Friends of Acadia’s Programs Intern Jake Haertel reflects on his summer in Acadia.

Everyone here knows me as Paul Haertel’s grandson.

The moment I introduce myself as Jacob Haertel, a conversation is sparked about how wonderful a man my grandfather was.

He truly was a wonderful man. A man whose love of Acadia and the outdoors led me to spend this summer on Mount Desert Island (MDI) working with Friends of Acadia. I see reminders of him constantly.

When I’m out exploring the park, I remember my summers here as a kid, going on hikes with him as he’d teach me about the bird songs we’d hear and the plants that we’d see. While I’m at work, digging into old organizational documents, I see his name pop up.

Jake Haertel, Friends of Acadia 2022 Programs Intern. (Photo by Your Name/Friends of Acadia)

My grandfather wasn’t the kind of man to brag about his accomplishments, so getting to see records of some of his work helped me to better understand the influence he had.

One day, I hope to have even a tenth of the impact on the world that he had, and my summer at Friends of Acadia was a great place to start that journey.

In my time here, I’ve had the opportunity to work with wonderful people doing very important work. I’ve also gotten to meet people who work for the park, other organizations, and in the community who have also made a big impact on me. And of course, I get to spend my free time in one of the most beautiful places I’ve ever been.

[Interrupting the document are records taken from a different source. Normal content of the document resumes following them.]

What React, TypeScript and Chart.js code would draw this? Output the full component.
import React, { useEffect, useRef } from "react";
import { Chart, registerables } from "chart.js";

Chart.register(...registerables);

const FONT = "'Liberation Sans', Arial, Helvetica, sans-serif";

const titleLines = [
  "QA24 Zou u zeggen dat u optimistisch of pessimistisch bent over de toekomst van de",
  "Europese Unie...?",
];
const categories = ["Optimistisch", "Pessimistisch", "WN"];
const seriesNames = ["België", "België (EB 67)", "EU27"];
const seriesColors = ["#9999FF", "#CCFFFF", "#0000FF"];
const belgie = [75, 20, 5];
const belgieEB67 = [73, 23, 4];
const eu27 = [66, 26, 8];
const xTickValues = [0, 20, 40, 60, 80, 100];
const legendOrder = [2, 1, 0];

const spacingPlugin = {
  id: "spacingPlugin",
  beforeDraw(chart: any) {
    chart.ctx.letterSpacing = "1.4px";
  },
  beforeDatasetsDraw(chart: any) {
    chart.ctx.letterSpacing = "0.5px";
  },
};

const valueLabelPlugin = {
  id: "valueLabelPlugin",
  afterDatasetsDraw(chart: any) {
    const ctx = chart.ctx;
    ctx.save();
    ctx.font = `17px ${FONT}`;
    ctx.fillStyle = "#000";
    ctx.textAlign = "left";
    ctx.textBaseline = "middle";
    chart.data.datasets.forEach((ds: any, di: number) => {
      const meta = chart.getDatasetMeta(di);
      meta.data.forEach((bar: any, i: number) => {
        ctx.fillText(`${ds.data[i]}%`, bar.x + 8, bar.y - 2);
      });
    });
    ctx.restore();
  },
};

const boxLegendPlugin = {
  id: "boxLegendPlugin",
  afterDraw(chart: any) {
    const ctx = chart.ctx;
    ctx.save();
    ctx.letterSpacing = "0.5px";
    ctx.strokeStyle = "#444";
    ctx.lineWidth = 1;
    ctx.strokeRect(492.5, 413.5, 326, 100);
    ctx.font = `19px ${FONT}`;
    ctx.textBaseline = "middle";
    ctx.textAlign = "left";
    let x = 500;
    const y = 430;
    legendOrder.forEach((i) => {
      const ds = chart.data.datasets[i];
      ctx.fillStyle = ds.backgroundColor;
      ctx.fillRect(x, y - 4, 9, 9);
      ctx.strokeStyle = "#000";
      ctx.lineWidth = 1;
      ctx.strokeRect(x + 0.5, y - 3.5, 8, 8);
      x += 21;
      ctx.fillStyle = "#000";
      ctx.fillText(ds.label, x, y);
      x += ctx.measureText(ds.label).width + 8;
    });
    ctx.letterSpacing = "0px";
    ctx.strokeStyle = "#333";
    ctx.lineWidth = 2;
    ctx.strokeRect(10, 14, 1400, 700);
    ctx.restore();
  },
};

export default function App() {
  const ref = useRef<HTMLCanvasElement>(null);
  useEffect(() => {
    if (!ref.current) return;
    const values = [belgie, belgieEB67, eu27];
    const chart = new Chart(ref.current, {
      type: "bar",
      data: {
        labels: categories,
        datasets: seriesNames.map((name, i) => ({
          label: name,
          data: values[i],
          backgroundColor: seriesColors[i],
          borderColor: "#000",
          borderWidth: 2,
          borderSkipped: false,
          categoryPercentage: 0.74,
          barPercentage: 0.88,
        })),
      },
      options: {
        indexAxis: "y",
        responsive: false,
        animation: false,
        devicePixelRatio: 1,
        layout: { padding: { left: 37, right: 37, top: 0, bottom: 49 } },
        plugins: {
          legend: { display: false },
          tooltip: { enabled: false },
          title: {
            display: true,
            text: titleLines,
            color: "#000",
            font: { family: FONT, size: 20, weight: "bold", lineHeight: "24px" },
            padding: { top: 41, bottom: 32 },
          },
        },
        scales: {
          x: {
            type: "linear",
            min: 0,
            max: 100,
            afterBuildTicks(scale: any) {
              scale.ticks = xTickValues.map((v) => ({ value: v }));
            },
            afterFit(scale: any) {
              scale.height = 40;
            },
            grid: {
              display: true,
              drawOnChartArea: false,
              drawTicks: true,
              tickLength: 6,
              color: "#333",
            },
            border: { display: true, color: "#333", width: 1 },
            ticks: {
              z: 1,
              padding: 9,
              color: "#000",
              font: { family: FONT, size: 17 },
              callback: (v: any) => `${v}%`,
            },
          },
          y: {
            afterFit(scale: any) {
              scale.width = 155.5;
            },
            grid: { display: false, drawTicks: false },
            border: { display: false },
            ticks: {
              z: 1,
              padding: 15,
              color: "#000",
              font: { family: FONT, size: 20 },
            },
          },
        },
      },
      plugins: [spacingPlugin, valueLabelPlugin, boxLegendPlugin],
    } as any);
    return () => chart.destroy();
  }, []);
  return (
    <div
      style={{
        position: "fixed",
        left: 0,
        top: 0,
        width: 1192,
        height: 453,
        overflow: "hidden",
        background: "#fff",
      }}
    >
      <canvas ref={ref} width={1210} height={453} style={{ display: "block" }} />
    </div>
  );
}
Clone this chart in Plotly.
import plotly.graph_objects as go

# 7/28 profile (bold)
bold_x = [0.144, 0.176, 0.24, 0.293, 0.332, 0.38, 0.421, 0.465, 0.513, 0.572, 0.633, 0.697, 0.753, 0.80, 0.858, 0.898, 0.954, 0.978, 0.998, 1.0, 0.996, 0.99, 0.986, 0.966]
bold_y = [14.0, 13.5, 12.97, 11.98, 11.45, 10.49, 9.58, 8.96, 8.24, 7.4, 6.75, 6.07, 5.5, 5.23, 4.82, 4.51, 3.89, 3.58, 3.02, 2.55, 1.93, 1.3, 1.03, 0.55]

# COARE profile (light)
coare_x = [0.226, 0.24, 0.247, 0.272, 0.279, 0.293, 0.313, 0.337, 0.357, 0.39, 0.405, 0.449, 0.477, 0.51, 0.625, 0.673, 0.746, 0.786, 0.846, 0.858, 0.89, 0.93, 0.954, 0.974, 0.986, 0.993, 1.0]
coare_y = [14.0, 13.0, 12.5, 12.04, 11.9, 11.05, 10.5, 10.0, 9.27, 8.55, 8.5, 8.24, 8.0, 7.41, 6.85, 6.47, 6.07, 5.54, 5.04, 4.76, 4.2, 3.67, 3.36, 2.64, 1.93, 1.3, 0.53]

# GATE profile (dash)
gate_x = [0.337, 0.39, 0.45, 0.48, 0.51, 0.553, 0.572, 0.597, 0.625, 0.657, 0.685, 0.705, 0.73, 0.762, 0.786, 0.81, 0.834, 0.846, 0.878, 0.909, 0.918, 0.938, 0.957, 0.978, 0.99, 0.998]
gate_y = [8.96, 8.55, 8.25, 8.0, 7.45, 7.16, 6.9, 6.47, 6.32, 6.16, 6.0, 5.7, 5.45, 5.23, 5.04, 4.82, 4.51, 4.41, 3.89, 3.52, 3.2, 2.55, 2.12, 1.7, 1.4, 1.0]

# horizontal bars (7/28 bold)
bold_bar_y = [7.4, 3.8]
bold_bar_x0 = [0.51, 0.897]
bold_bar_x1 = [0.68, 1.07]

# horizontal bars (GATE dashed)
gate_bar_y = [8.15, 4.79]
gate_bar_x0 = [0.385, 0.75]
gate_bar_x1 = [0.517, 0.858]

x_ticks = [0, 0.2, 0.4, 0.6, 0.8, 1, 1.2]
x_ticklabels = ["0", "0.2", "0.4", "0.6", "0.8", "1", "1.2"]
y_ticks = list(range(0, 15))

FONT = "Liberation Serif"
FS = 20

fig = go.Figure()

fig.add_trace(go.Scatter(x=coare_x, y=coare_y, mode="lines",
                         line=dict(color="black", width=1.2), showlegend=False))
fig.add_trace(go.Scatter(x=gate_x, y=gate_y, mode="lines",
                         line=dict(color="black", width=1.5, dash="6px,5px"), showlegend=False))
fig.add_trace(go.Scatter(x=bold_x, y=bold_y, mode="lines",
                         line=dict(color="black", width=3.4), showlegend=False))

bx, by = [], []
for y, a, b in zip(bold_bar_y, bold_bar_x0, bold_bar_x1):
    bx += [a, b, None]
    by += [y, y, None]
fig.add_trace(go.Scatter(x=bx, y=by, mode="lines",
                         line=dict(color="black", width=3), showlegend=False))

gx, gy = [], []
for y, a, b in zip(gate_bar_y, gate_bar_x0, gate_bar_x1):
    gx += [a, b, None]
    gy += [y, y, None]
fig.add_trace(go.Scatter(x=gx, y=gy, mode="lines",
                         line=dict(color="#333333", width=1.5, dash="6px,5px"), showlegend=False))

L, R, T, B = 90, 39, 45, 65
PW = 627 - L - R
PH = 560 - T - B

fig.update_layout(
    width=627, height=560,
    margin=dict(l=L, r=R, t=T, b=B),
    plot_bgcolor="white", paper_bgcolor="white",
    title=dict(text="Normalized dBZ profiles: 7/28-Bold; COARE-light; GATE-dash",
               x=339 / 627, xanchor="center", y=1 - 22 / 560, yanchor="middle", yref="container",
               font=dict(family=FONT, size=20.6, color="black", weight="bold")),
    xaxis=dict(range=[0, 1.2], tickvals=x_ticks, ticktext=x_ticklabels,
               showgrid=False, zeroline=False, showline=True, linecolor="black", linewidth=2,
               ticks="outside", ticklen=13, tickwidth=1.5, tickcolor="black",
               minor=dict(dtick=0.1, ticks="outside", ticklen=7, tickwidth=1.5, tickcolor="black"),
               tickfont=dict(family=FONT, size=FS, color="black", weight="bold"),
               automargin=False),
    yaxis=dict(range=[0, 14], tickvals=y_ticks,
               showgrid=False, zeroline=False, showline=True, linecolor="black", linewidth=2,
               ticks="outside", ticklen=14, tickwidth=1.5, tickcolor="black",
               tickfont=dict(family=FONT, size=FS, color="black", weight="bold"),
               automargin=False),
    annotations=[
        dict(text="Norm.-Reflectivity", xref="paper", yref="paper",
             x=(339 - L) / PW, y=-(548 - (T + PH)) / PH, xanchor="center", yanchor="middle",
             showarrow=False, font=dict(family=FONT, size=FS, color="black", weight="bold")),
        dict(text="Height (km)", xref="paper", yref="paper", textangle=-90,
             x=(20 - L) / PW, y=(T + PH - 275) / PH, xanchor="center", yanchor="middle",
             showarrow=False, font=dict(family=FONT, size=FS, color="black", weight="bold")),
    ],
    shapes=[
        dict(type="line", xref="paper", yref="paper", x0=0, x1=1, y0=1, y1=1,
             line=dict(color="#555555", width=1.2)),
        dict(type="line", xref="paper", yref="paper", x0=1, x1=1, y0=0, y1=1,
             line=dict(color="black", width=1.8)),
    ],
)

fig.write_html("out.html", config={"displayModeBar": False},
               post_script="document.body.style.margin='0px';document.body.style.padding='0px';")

Acadia continues to amaze me, and I feel like I could spend a lifetime here and still find little nooks and crannies that are filled with natural beauty. Every hike I go on is another chance to see something awe-inspiring, as truly every part of this island is gorgeous. I never dreamed I would have the opportunity to live somewhere so beautiful, yet here I am.

Friends of Acadia has given me the opportunity to understand what made this little corner of the world so special to my grandfather. From the bird songs to the ocean, the mountains to the lakes, and especially the people, I can see why he fell in love with this special place.

I’m honored to say I’m related to someone who made such a positive impact on this community. So yes, everyone knows me as Paul Haertel’s grandson. And I wouldn’t have it any other way.

Editor’s Note: Jake Haertel, a senior at Western Washington University’s College of the Environment, was a Program Intern at Friends of Acadia this summer. Jake’s grandfather Paul Haertel had a long career in the National Park Service, serving as Superintendent at Acadia from 1994-2002.